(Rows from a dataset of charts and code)
---+---
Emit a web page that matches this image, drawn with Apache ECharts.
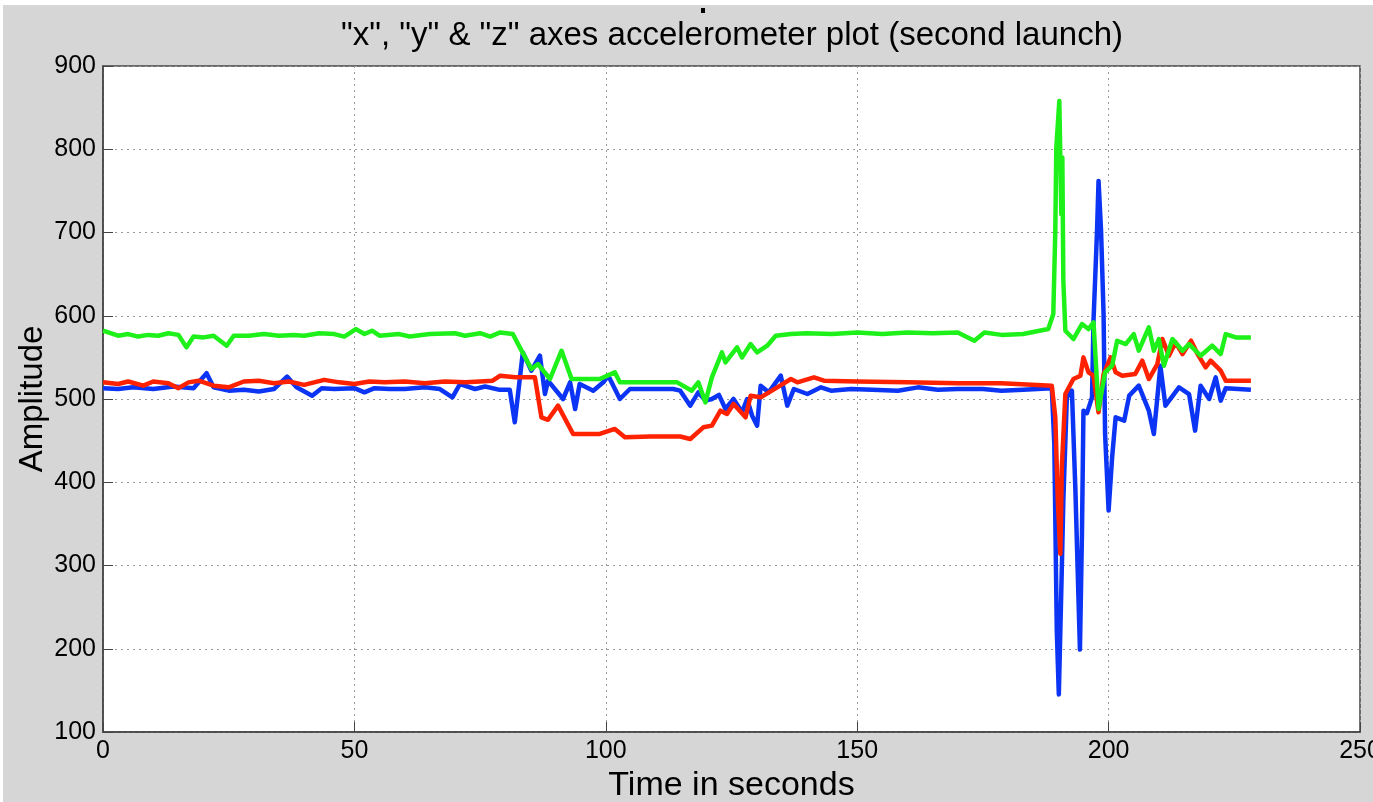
<!DOCTYPE html>
<html>
<head>
<meta charset="utf-8">
<script src="https://cdn.jsdelivr.net/npm/echarts@6/dist/echarts.min.js"></script>
<style>
  html, body { margin: 0; padding: 0; background: #fff; }
  #chart { width: 1373px; height: 802px; }
</style>
</head>
<body>
<div id="chart"></div>
<script>
// time (s) / amplitude pairs
const blueData = [
  [0, 513], [3, 512], [6, 514], [10, 512], [14, 515], [18, 513], [20.6, 531], [22, 514],
  [25, 510], [28, 511], [31, 509], [34, 512], [36.6, 527], [38.5, 514], [41.6, 504], [43.5, 513],
  [46, 512], [50, 513], [52, 508], [54, 513], [57, 512], [60, 512], [64, 514], [67, 512],
  [69.5, 502], [71, 518], [74, 512], [76, 515], [78.9, 511], [80.9, 511], [81.9, 472], [83.5, 556],
  [85.2, 534], [86.9, 552], [87.9, 506], [88.5, 522], [91.5, 500], [92.9, 520], [93.9, 488], [94.8, 518],
  [97.5, 510], [99.5, 520], [100.5, 528], [102.8, 500], [104.8, 512], [108.8, 512], [113.4, 512], [114.8, 510],
  [116.8, 492], [118.4, 508], [119.8, 498], [121.1, 500], [122.5, 505], [123.8, 488], [125.4, 500], [127.1, 484],
  [128.1, 500], [129.1, 480], [130.1, 468], [130.8, 516], [132.4, 508], [134.8, 528], [136.1, 492], [137.4, 512],
  [140.1, 506], [142.8, 514], [144.8, 510], [148.8, 512], [153, 511], [158.1, 510], [162.1, 514], [166, 511],
  [170, 512], [175, 512], [178.7, 510], [183, 511], [188.7, 513], [189.2, 446], [189.7, 221], [190.1, 145],
  [190.7, 298], [191.0, 378], [191.7, 502], [192.7, 510], [193.4, 390], [194.3, 199], [194.7, 338], [195.0, 486],
  [195.7, 483], [196.7, 502], [197.0, 594], [197.7, 702], [198.0, 762], [198.5, 702], [199.0, 602], [199.3, 458],
  [200.0, 366], [200.7, 430], [201.4, 478], [203.1, 474], [204.1, 504], [206.0, 516], [208.0, 486], [209.0, 458],
  [210.3, 540], [211.3, 492], [214.0, 514], [216.0, 506], [217.2, 462], [218.3, 516], [220.0, 500], [221.3, 526],
  [222.3, 498], [223.3, 513], [228.3, 511]
]

const redData = [
  [0, 520], [3, 518], [5, 521], [8, 516], [10, 521], [13, 519], [15, 513], [17, 520],
  [19, 522], [22, 516], [25, 514], [28, 521], [31, 522], [34, 519], [37, 521], [40, 517],
  [44, 523], [47, 520], [50, 518], [53, 521], [56, 520], [60, 521], [64, 519], [68, 521],
  [72, 520], [75, 521], [77.5, 522], [79, 528], [82, 526], [85.9, 526], [87.2, 478], [88.5, 475],
  [90.5, 492], [93.5, 458], [98.8, 458], [101.8, 464], [103.8, 454], [108.8, 455], [114.8, 455], [116.8, 452],
  [119.4, 466], [121.1, 468], [122.8, 486], [124.1, 482], [125.4, 494], [127.8, 478], [128.8, 504], [130.8, 502],
  [134.1, 514], [136.8, 524], [138.1, 520], [141.4, 526], [143.4, 522], [150, 521], [160, 520], [170, 519],
  [178.7, 519], [188.7, 516], [189.4, 478], [189.9, 378], [190.4, 314], [190.7, 418], [191.4, 506], [193.0, 524],
  [194.4, 528], [195.0, 550], [196.0, 532], [197.0, 528], [198.0, 484], [199.0, 530], [200.4, 550], [201.4, 532],
  [202.7, 528], [205.3, 530], [206.7, 546], [208.0, 524], [209.7, 542], [210.7, 572], [212.0, 552], [213.3, 568],
  [214.7, 554], [216.4, 570], [217.7, 554], [219.3, 538], [220.3, 546], [222.3, 534], [223.3, 522], [228.3, 522]
]

const greenData = [
  [0, 582], [1.5, 579], [3, 576], [5, 578], [7, 575], [9, 577], [11, 576], [13, 579],
  [15, 577], [16.6, 562], [18, 575], [20, 574], [22, 576], [24.6, 564], [26, 576], [29, 576],
  [32, 578], [35, 576], [38, 577], [40, 576], [43, 579], [46, 578], [48, 575], [50.3, 584],
  [52, 578], [53.5, 582], [55, 576], [58.9, 578], [61, 575], [65, 578], [70, 579], [72, 576],
  [75, 579], [77, 575], [79, 580], [81.5, 578], [82.9, 562], [85.2, 536], [86.5, 542], [88.9, 524],
  [91.2, 558], [93.2, 524], [98.8, 524], [101.8, 532], [102.8, 520], [108.8, 520], [114.2, 520], [117.1, 510],
  [118.4, 520], [119.8, 496], [121.1, 526], [123.1, 556], [123.8, 544], [126.1, 562], [127.1, 550], [128.8, 566],
  [130.1, 556], [132.1, 564], [133.8, 576], [136.8, 578], [140, 579], [145, 578], [150, 580], [155, 578],
  [160, 580], [165, 579], [170, 580], [173.3, 570], [175.3, 580], [178.7, 577], [183, 578], [188.0, 584],
  [189.0, 602], [189.4, 702], [189.6, 802], [190.2, 858], [190.6, 722], [190.8, 790], [191.0, 642], [191.4, 582],
  [193.0, 572], [194.7, 590], [196.0, 584], [197.0, 592], [198.0, 488], [199.3, 532], [200.7, 540], [201.7, 570],
  [203.4, 566], [205.0, 578], [206.0, 558], [208.0, 586], [209.0, 558], [210.0, 572], [211.0, 540], [212.7, 572],
  [214.7, 558], [216.0, 566], [218.3, 552], [220.6, 564], [222.3, 554], [223.3, 578], [225.3, 574], [228.3, 574]
]

const chart = echarts.init(document.getElementById('chart'))

const font = 'Liberation Sans, Helvetica, Arial, sans-serif'

function lineSeries(name, data, color) {
  return {
    name: name,
    type: 'line',
    data: data,
    showSymbol: false,
    symbol: 'none',
    lineStyle: { color: color, width: 4.5, join: 'round' },
    itemStyle: { color: color }
  }
}

chart.setOption({
  animation: false,
  backgroundColor: '#d6d6d6',
  graphic: [
    { type: 'rect', left: 0, top: 0, shape: { width: 1373, height: 5 }, style: { fill: '#fff' } },
    { type: 'rect', left: 0, top: 0, shape: { width: 3, height: 802 }, style: { fill: '#fff' } },
    { type: 'rect', left: 701, top: 8, shape: { width: 4, height: 5 }, style: { fill: '#000' } }
  ],
  title: {
    text: '"x", "y" & "z" axes accelerometer plot (second launch)',
    left: 727,
    top: 14,
    textAlign: 'center',
    textStyle: { fontFamily: font, fontSize: 33, fontWeight: 'normal', color: '#000' }
  },
  grid: {
    left: 103,
    right: 13,
    top: 66,
    bottom: 70,
    outerBoundsMode: 'none',
    containLabel: false,
    show: true,
    backgroundColor: '#fff',
    borderColor: '#444',
    borderWidth: 1.5
  },
  xAxis: {
    type: 'value',
    min: 0,
    max: 250,
    interval: 50,
    name: 'Time in seconds',
    nameLocation: 'middle',
    nameGap: 37,
    nameMoveOverlap: false,
    nameTextStyle: { fontFamily: font, fontSize: 34, color: '#000' },
    axisLine: { show: true, lineStyle: { color: '#444', width: 1.5 } },
    axisTick: { show: true, inside: true, length: 10, lineStyle: { color: '#444' } },
    axisLabel: { fontFamily: font, fontSize: 25, color: '#000', margin: 7 },
    splitLine: { show: true, lineStyle: { color: '#999', type: [2, 4], width: 1 } }
  },
  yAxis: {
    type: 'value',
    min: 100,
    max: 900,
    interval: 100,
    name: 'Amplitude',
    nameLocation: 'middle',
    nameGap: 54,
    nameMoveOverlap: false,
    nameTextStyle: { fontFamily: font, fontSize: 33, color: '#000' },
    axisLine: { show: true, lineStyle: { color: '#444', width: 1.5 } },
    axisTick: { show: true, inside: true, length: 10, lineStyle: { color: '#444' } },
    axisLabel: { fontFamily: font, fontSize: 25, color: '#000', margin: 7 },
    splitLine: { show: true, lineStyle: { color: '#999', type: [2, 4], width: 1 } }
  },
  series: [
    lineSeries('x', blueData, '#0b34f5'),
    lineSeries('y', redData, '#ff2200'),
    lineSeries('z', greenData, '#1ef01a')
  ]
})
</script>
</body>
</html>
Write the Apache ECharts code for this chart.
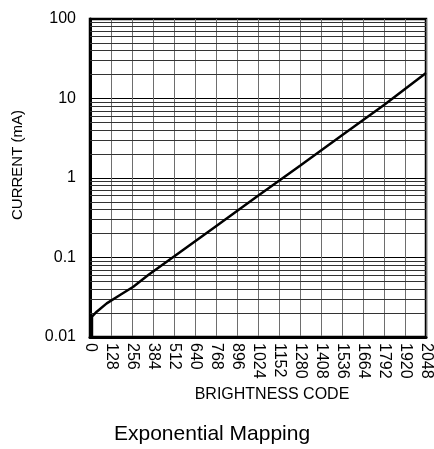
---+---
# Written problem
Wherever a line in the data above holds "this", copy that line.

# Task answer
Emit a web page that matches this image, drawn with Apache ECharts.
Write the Apache ECharts code for this chart.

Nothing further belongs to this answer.